* _STATED TASK_: Can you find the lines of the listing that include "Convert" and copy every one?

* _SUPPLIED RECORDS_:
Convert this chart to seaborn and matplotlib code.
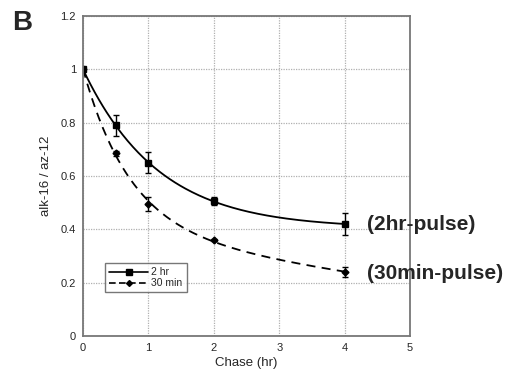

---

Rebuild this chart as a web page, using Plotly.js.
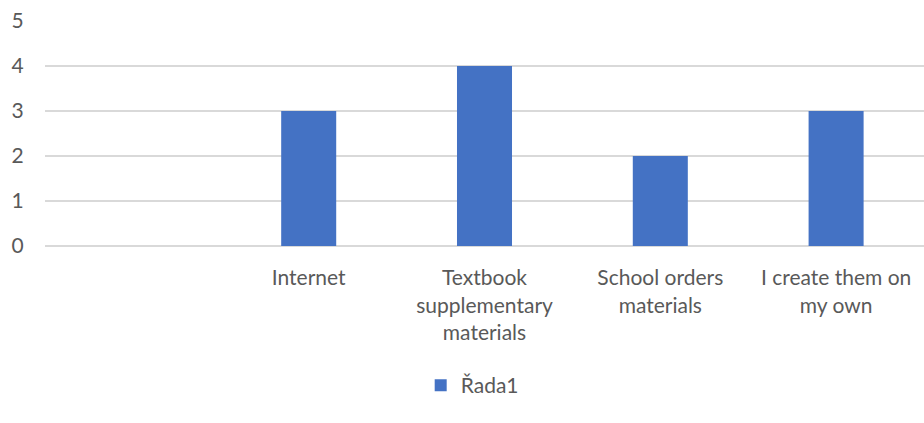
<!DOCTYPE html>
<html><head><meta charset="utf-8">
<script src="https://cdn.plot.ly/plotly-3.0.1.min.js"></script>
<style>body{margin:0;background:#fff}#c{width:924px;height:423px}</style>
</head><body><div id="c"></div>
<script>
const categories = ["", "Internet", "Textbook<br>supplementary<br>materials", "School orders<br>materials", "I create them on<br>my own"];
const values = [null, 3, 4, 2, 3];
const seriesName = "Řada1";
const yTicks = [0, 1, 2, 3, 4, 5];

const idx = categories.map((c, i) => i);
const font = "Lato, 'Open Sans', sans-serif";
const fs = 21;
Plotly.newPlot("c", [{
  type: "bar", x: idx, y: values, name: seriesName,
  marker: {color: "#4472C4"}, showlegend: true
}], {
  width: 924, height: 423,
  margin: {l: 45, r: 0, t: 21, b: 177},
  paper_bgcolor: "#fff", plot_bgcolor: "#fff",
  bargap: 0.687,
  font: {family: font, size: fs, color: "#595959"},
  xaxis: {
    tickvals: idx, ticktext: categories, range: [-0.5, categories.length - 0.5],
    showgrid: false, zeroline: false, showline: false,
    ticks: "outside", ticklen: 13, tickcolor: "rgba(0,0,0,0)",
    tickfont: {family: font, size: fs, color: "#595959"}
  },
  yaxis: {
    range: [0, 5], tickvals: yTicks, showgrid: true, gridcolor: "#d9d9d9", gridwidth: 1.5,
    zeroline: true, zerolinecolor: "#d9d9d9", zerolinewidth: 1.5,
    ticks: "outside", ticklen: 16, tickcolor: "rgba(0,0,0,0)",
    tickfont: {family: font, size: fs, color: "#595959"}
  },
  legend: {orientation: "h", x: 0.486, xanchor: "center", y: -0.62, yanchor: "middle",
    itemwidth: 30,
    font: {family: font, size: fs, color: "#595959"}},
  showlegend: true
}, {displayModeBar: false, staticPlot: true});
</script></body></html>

---

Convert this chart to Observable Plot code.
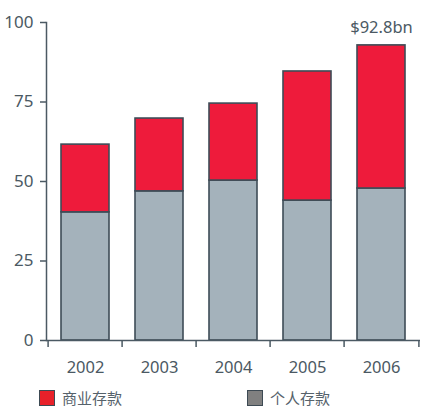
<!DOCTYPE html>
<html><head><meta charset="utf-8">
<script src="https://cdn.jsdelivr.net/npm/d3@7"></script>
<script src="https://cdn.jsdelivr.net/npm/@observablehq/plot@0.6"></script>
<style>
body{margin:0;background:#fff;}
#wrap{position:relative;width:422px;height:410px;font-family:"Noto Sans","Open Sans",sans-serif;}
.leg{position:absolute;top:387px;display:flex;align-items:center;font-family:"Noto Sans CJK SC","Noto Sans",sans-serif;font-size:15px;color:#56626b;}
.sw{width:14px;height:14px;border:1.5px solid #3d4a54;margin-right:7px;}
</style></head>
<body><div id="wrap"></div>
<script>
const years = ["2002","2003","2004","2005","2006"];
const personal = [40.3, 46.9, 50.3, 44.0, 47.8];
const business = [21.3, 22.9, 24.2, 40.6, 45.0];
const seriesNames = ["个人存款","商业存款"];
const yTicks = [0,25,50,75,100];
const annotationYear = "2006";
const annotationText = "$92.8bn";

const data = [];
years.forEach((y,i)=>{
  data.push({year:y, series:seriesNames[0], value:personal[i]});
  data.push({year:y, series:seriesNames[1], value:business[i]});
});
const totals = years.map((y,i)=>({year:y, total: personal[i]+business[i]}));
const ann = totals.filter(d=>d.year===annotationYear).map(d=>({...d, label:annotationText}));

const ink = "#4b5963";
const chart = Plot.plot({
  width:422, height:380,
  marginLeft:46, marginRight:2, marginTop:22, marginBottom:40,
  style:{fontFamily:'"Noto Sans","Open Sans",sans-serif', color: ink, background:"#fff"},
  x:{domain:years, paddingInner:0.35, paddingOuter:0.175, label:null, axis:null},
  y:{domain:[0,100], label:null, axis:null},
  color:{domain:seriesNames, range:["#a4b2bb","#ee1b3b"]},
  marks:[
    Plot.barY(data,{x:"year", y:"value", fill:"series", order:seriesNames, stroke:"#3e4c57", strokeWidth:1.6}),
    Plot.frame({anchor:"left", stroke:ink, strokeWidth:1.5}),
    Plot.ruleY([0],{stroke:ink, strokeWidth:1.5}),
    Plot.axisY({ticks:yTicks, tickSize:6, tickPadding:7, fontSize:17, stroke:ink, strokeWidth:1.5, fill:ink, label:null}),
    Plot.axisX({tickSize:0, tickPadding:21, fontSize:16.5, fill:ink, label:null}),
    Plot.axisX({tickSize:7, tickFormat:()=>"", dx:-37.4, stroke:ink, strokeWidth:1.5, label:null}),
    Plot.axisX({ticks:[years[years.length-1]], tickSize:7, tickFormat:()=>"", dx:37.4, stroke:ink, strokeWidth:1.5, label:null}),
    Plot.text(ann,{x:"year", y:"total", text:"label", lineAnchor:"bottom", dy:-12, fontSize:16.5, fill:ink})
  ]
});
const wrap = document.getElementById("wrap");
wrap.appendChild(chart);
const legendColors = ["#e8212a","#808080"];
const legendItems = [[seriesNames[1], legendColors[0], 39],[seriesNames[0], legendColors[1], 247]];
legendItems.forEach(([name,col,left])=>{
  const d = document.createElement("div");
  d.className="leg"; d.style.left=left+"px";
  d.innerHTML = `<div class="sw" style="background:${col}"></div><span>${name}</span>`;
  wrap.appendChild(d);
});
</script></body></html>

* _COMPLETE ANSWER_:
Convert this chart to seaborn and matplotlib code.
Convert this chart to Observable Plot code.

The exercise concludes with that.